DANIŞTAY Başkanı Hüseyin Karakullukçu'yu televizyonda izleyenler,
Hem duygulandı hem de ona olan hayranlıkları arttı.
Her Karadeniz uşağı gibi,
Dobra dobra konuştu,
Kasıntı değil, içten ve samimiydi…
***
Başkan seçildiği günlerde bir arkadaşının hediye ettiği,
"Muhteşem Süleyman" yüzüğüyle gündeme gelmişti…

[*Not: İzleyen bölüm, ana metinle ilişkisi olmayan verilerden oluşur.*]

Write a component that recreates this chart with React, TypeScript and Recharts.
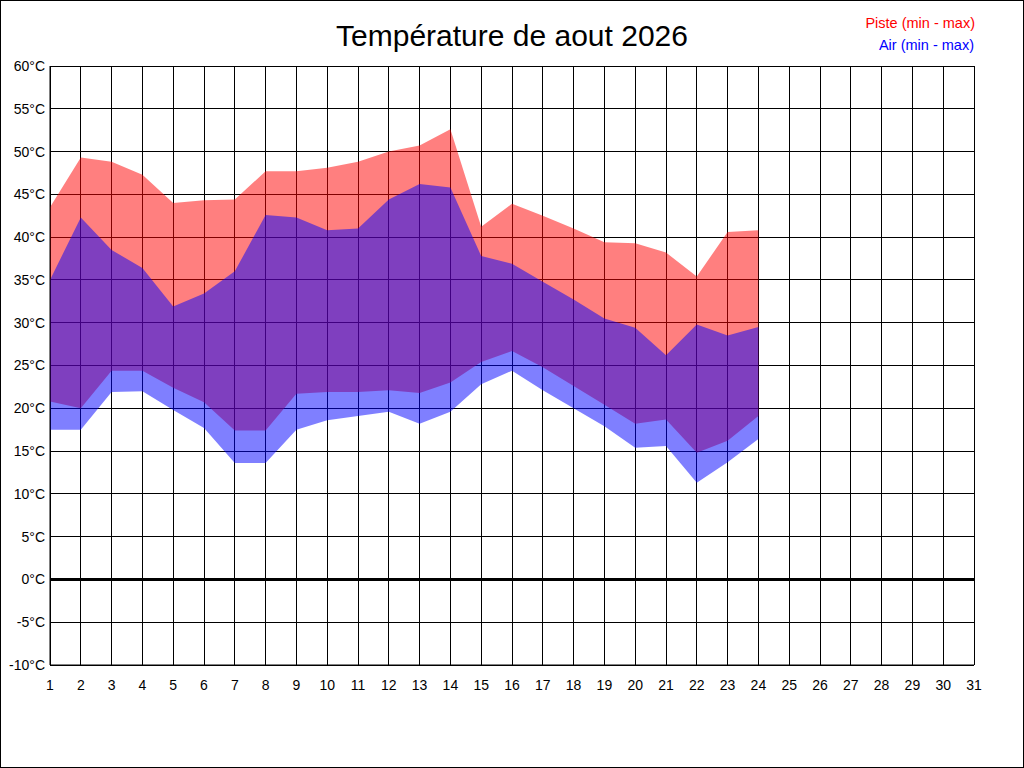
import { AreaChart, Area, XAxis, YAxis, CartesianGrid, ReferenceLine } from 'recharts'

const days = [1, 2, 3, 4, 5, 6, 7, 8, 9, 10, 11, 12, 13, 14, 15, 16, 17, 18, 19, 20, 21, 22, 23, 24]
const pisteMin = [20.8, 20.0, 24.4, 24.4, 22.4, 20.7, 17.4, 17.4, 21.7, 21.9, 21.9, 22.1, 21.8, 23.0, 25.4, 26.7, 24.8, 22.6, 20.4, 18.2, 18.7, 14.8, 16.2, 19.1]
const pisteMax = [43.5, 49.3, 48.8, 47.3, 44.0, 44.3, 44.4, 47.7, 47.7, 48.1, 48.8, 50.0, 50.7, 52.6, 41.2, 43.9, 42.5, 41.0, 39.4, 39.3, 38.2, 35.4, 40.6, 40.8]
const airMin = [17.5, 17.5, 21.9, 22.0, 19.8, 17.7, 13.6, 13.6, 17.5, 18.6, 19.1, 19.6, 18.2, 19.6, 22.8, 24.4, 22.1, 20.0, 17.9, 15.4, 15.6, 11.3, 13.7, 16.4]
const airMax = [35.0, 42.3, 38.5, 36.4, 31.9, 33.4, 36.0, 42.6, 42.3, 40.8, 41.0, 44.4, 46.2, 45.8, 37.8, 36.9, 34.8, 32.7, 30.5, 29.4, 26.2, 29.8, 28.5, 29.5]

const xTicks = Array.from({ length: 31 }, (_, i) => i + 1)
const yTicks = [-10, -5, 0, 5, 10, 15, 20, 25, 30, 35, 40, 45, 50, 55, 60]

const data = days.map((day, i) => ({
  day,
  piste: [pisteMin[i], pisteMax[i]],
  air: [airMin[i], airMax[i]],
}))

const font = 'Arial, "Liberation Sans", sans-serif'
const tick = { fontSize: 14, fill: '#000', fontFamily: font }

export default function App() {
  return (
    <div style={{ position: 'absolute', left: 0, top: 0, width: 1024, height: 768, background: '#fff' }}>
      <style>{'body{margin:0}.recharts-cartesian-grid line{shape-rendering:crispEdges}'}</style>
      <AreaChart width={1024} height={768} data={data} margin={{ top: 66, right: 50, left: 0, bottom: 73 }}>
        <CartesianGrid stroke="#000" strokeWidth={1} />
        <XAxis
          dataKey="day"
          type="number"
          domain={[1, 31]}
          ticks={xTicks}
          interval={0}
          height={30}
          tick={tick}
          tickLine={false}
          tickSize={10}
          tickMargin={5}
          axisLine={{ stroke: '#000' }}
        />
        <YAxis
          type="number"
          domain={[-10, 60]}
          ticks={yTicks}
          interval={0}
          width={50}
          tick={tick}
          tickLine={false}
          tickSize={3}
          tickMargin={2}
          tickFormatter={(v) => `${v}°C`}
          axisLine={{ stroke: '#000' }}
        />
        <Area dataKey="piste" type="linear" stroke="none" fill="#ff0000" fillOpacity={0.5} dot={false} activeDot={false} isAnimationActive={false} />
        <Area dataKey="air" type="linear" stroke="none" fill="#0000ff" fillOpacity={0.5} dot={false} activeDot={false} isAnimationActive={false} />
        <ReferenceLine y={0} stroke="#000" strokeWidth={3} />
      </AreaChart>
      <svg width={1024} height={768} style={{ position: 'absolute', left: 0, top: 0, pointerEvents: 'none' }}>
        <text x={512} y={46} textAnchor="middle" fontSize={30} fontFamily={font} fill="#000">Température de aout 2026</text>
        <text x={975} y={28} textAnchor="end" fontSize={14.5} fontFamily={font} fill="#ff0000">Piste (min - max)</text>
        <text x={974} y={50} textAnchor="end" fontSize={14.5} fontFamily={font} fill="#0000ff">Air (min - max)</text>
        <rect x={0.5} y={0.5} width={1023} height={767} fill="none" stroke="#000" strokeWidth={1} />
      </svg>
    </div>
  )
}
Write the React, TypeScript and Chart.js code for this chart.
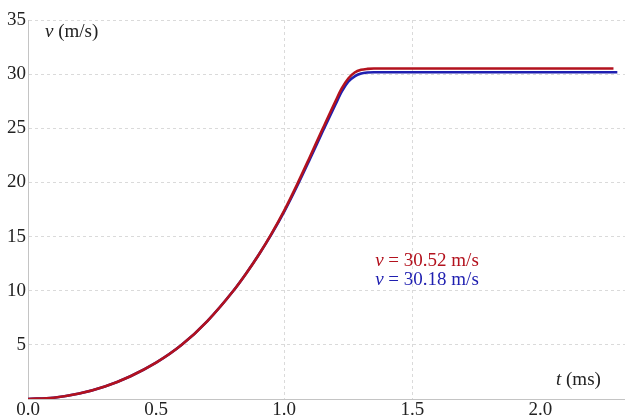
import React, { useEffect, useRef } from "react";
import { Chart, registerables } from "chart.js";

Chart.register(...registerables);

// Time (ms) and speed (m/s) for the two curves
const tRed = [0, 0.1, 0.2, 0.3, 0.4, 0.5, 0.6, 0.7, 0.8, 0.85, 0.9, 0.95, 1.0, 1.05, 1.1, 1.15, 1.2, 1.225, 1.25, 1.275, 1.3, 1.325, 1.35, 1.4, 1.6, 1.8, 2.0, 2.285];
const vRed = [0, 0.12, 0.5, 1.15, 2.1, 3.35, 5.0, 7.2, 9.95, 11.55, 13.3, 15.25, 17.4, 19.8, 22.35, 24.95, 27.5, 28.7, 29.6, 30.15, 30.4, 30.49, 30.52, 30.52, 30.52, 30.52, 30.52, 30.52];
const tBlue = [0, 0.1, 0.2, 0.3, 0.4, 0.5, 0.6, 0.7, 0.8, 0.85, 0.9, 0.95, 1.0, 1.05, 1.1, 1.15, 1.2, 1.225, 1.25, 1.275, 1.3, 1.325, 1.35, 1.4, 1.6, 1.8, 2.0, 2.3];
const vBlue = [0, 0.12, 0.5, 1.15, 2.1, 3.35, 5.0, 7.2, 9.95, 11.55, 13.3, 15.2, 17.3, 19.65, 22.15, 24.7, 27.2, 28.4, 29.3, 29.8, 30.05, 30.15, 30.18, 30.18, 30.18, 30.18, 30.18, 30.18];

const xTicks = [0, 0.5, 1.0, 1.5, 2.0];
const xGridAt = [1.0, 1.5];
const yTicks = [5, 10, 15, 20, 25, 30, 35];
const labelRed = "30.52 m/s";
const labelBlue = "30.18 m/s";
const yTitle = "(m/s)";
const xTitle = "(ms)";

const RED = "#b3121e";
const BLUE = "#1f1fb0";
const FONT = "'Liberation Serif', 'DejaVu Serif', serif";

export default function App() {
  const ref = useRef<HTMLCanvasElement>(null);
  useEffect(() => {
    document.body.style.margin = "0";
    const ctx = ref.current!;
    const textPlugin = {
      id: "texts",
      afterDraw(chart: any) {
        const c = chart.ctx;
        const x = chart.scales.x;
        const y = chart.scales.y;
        c.save();
        c.textBaseline = "middle";
        c.textAlign = "left";
        const drawV = (px: number, py: number, rest: string, color: string) => {
          c.fillStyle = color;
          c.font = `italic 19px ${FONT}`;
          c.fillText("v", px, py);
          const w = c.measureText("v").width;
          c.font = `19px ${FONT}`;
          c.fillText(" = " + rest, px + w, py);
        };
        // axis titles
        c.fillStyle = "#222";
        c.font = `italic 19px ${FONT}`;
        const vx = x.left + 17;
        const vy = 32;
        c.fillText("v", vx, vy);
        let w = c.measureText("v").width;
        c.font = `19px ${FONT}`;
        c.fillText(" " + yTitle, vx + w, vy);

        c.font = `italic 19px ${FONT}`;
        const tx = 556;
        const ty = 380;
        c.fillText("t", tx, ty);
        w = c.measureText("t").width;
        c.font = `19px ${FONT}`;
        c.fillText(" " + xTitle, tx + w, ty);

        // annotations
        const ax = x.getPixelForValue(1.355);
        drawV(ax, y.getPixelForValue(12.7), labelRed, RED);
        drawV(ax, y.getPixelForValue(11.0), labelBlue, BLUE);
        c.restore();
      },
    };
    const chart = new Chart(ctx, {
      type: "scatter",
      data: {
        datasets: [
          {
            data: tRed.map((t, i) => ({ x: t, y: vRed[i] })),
            showLine: true,
            borderColor: RED,
            borderWidth: 2.6,
            pointRadius: 0,
            cubicInterpolationMode: "monotone",
          },
          {
            data: tBlue.map((t, i) => ({ x: t, y: vBlue[i] })),
            showLine: true,
            borderColor: BLUE,
            borderWidth: 2.6,
            pointRadius: 0,
            cubicInterpolationMode: "monotone",
          },
        ],
      },
      options: {
        animation: false,
        responsive: false,
        maintainAspectRatio: false,
        layout: { padding: { top: 20, right: 0, left: 0, bottom: 0 } },
        plugins: { legend: { display: false }, tooltip: { enabled: false } },
        scales: {
          x: {
            type: "linear",
            min: 0,
            max: 2.33,
            afterFit: (s: any) => {
              s.height = 20;
            },
            afterBuildTicks: (s: any) => {
              s.ticks = xTicks.map((v) => ({ value: v }));
            },
            ticks: {
              font: { family: FONT, size: 19 },
              color: "#222",
              padding: 0,
              maxRotation: 0,
              callback: (v: any) => Number(v).toFixed(1),
            },
            grid: {
              color: (c: any) =>
                c.tick && xGridAt.includes(c.tick.value) ? "#dadada" : "rgba(0,0,0,0)",
              drawTicks: false,
              lineWidth: 1,
            },
            border: { color: "#c4c4c4", dash: [3, 3], display: true },
          },
          y: {
            type: "linear",
            min: 0,
            max: 35,
            afterFit: (s: any) => {
              s.width = 28;
            },
            afterBuildTicks: (s: any) => {
              s.ticks = [0, ...yTicks].map((v) => ({ value: v }));
            },
            ticks: {
              font: { family: FONT, size: 19 },
              color: "#222",
              padding: 2,
              callback: (v: any) => (v === 0 ? "" : String(v)),
            },
            grid: { color: "#dadada", drawTicks: false, lineWidth: 1 },
            border: { color: "#c4c4c4", dash: [3, 3], display: true },
          },
        },
      },
      plugins: [textPlugin],
    } as any);
    return () => chart.destroy();
  }, []);
  return <canvas ref={ref} width={625} height={419} style={{ display: "block" }} />;
}
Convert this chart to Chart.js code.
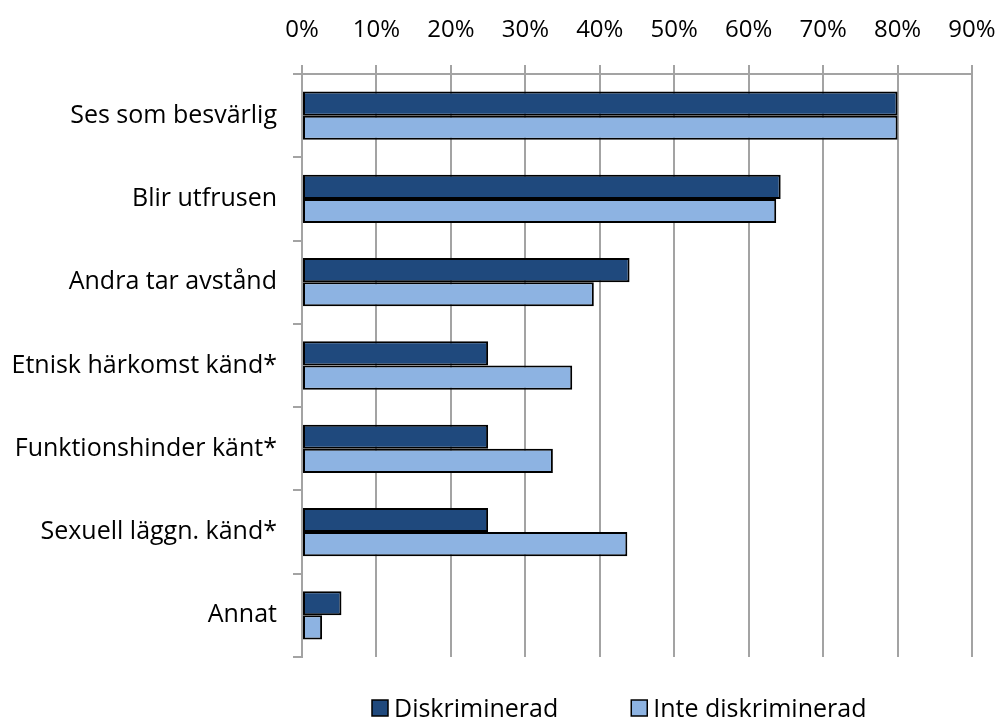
<!DOCTYPE html>
<html>
<head>
<meta charset="utf-8">
<script src="https://cdn.jsdelivr.net/npm/chart.js@4/dist/chart.umd.min.js"></script>
<style>
  html, body { margin: 0; padding: 0; background: #fff; }
  #wrap { width: 998px; height: 720px; }
</style>
</head>
<body>
<div id="wrap"><canvas id="barChart" width="998" height="720"></canvas></div>
<script>
const categories = [
  'Ses som besvärlig',
  'Blir utfrusen',
  'Andra tar avstånd',
  'Etnisk härkomst känd*',
  'Funktionshinder känt*',
  'Sexuell läggn. känd*',
  'Annat'
];
const diskriminerad = [80, 64.3, 44.0, 25.0, 25.0, 25.0, 5.3];
const inteDiskriminerad = [80, 63.7, 39.2, 36.3, 33.7, 43.7, 2.7];
const seriesNames = ['Diskriminerad', 'Inte diskriminerad'];

const FONT = '"Open Sans", Lato, sans-serif';
const GRID = '#a3a3a3';

// legend drawn by hand so the gap between the two items can be wide
const wideLegend = {
  id: 'wideLegend',
  afterDraw(chart) {
    const ctx = chart.ctx;
    const sets = chart.data.datasets;
    const box = 16, textGap = 6, itemGap = 73;
    const baseline = 717;
    let x = 372;
    ctx.save();
    ctx.font = '25px ' + FONT;
    ctx.textBaseline = 'alphabetic';
    sets.forEach(ds => {
      ctx.fillStyle = ds.backgroundColor;
      ctx.fillRect(x, baseline - 17, box, box);
      ctx.strokeStyle = '#000';
      ctx.lineWidth = 1.5;
      ctx.strokeRect(x, baseline - 17, box, box);
      ctx.fillStyle = '#000';
      ctx.fillText(ds.label, x + box + textGap, baseline);
      x += box + textGap + ctx.measureText(ds.label).width + itemGap;
    });
    ctx.restore();
  }
};

new Chart(document.getElementById('barChart'), {
  type: 'bar',
  data: {
    labels: categories,
    datasets: [
      {
        label: seriesNames[0],
        data: diskriminerad,
        backgroundColor: '#1f497d',
        borderColor: '#000',
        borderWidth: 2,
        borderSkipped: false
      },
      {
        label: seriesNames[1],
        data: inteDiskriminerad,
        backgroundColor: '#8db3e2',
        borderColor: '#000',
        borderWidth: 2,
        borderSkipped: false
      }
    ]
  },
  options: {
    indexAxis: 'y',
    responsive: false,
    animation: false,
    layout: { padding: { left: 0, right: 26, top: 0, bottom: 63 } },
    plugins: {
      legend: { display: false },
      tooltip: { enabled: false }
    },
    datasets: {
      bar: { categoryPercentage: 0.58, barPercentage: 1.0 }
    },
    scales: {
      x: {
        position: 'top',
        min: 0,
        max: 90,
        ticks: {
          stepSize: 10,
          color: '#000',
          padding: 20,
          font: { family: FONT, size: 24 },
          callback: v => v + '%'
        },
        grid: { color: GRID, lineWidth: 2, tickLength: 9, tickColor: GRID },
        border: { color: GRID, width: 2 },
        afterFit(scale) {
          scale.height = 74;
          scale.paddingLeft = 0;
          scale.paddingRight = 0;
        }
      },
      y: {
        ticks: {
          color: '#000',
          padding: 16,
          font: { family: FONT, size: 25 }
        },
        grid: {
          offset: true,
          drawOnChartArea: false,
          tickLength: 9,
          color: GRID,
          lineWidth: 2
        },
        border: { color: GRID, width: 2 },
        afterFit(scale) { scale.width = 302; }
      }
    }
  },
  plugins: [wideLegend]
});
</script>
</body>
</html>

Sonra bu önemli hukuk adamının çok iyi su böreği yaptığını öğr
endi Türkiye…
Trafik kazasında kaybettiği eşine üzüldü insanlar.
Ve sonrasında evlenmediğini de öğrendiler…
***
Danıştay Başkanı olunca malum matbuat onu
"Danıştay ile davalı başkan" olarak sunmuştu kamuoyuna.
Danıştay'ı dava etmişti çünkü o günkü yetkililer, eşini kaybettikten sonra Danıştay'a ait lojmanda bakmakla yükümlü olduğu çocuğuyla oturan
Karakullukçu'ya
"Burada oturmuyorsunuz artık" şeklinde bir tebligat göndermişlerdi.
Dava konusu buydu, Başkan da davayı kazanmıştı.
***
Danıştay'ı halka açan ve halkla kucaklaşan ama asla adaletten taviz vermeyen bir hukuk adamıdır Karakullukçu…
Hayat felsefesi
"Ben köyden gelen, çocukluğu çok mutlu geçmiş birisiyim. Felsefem çok basit. Yaşa, nasıl anlıyorsan öyle yaşa, hayatı nerede yakalıyorsan orada yaşa" diyor.
***
Karakullukçu şık giyinen biridir…
Özgüveni tamdır.
Manşet kolsuz gömlek giymez.
O milletin alıştığı tarzda biri değildir ama Danıştay'a büyük katkıları olacağını biliyoruz.
***
Karakullukçu yönetim anlayışını belirtirken,
"Fransız tabiriyle beni irregulier (kuralları takip etmeyen)
birisi olarak düşünebilirsiniz. Hukukun genel kuralları ve toplumun değer yargılarını alın, içerisine din, ahlak ve genel hukuk kurallarını koyun... Bu çerçevede kimsenin hakkına, hukukuna zarar vermeksizin rahat yaşamayı kendine ilke edinmiş bir adamım. Kimsenin keyfi için de ilkelerimden vazgeçmem. Benim için insanın onuru, şahsiyeti her şeyden önce gelir. İnsansak insan onuruna göre yaşayacağız, tabi toplumun değerlerine ters düşmeden" demişti.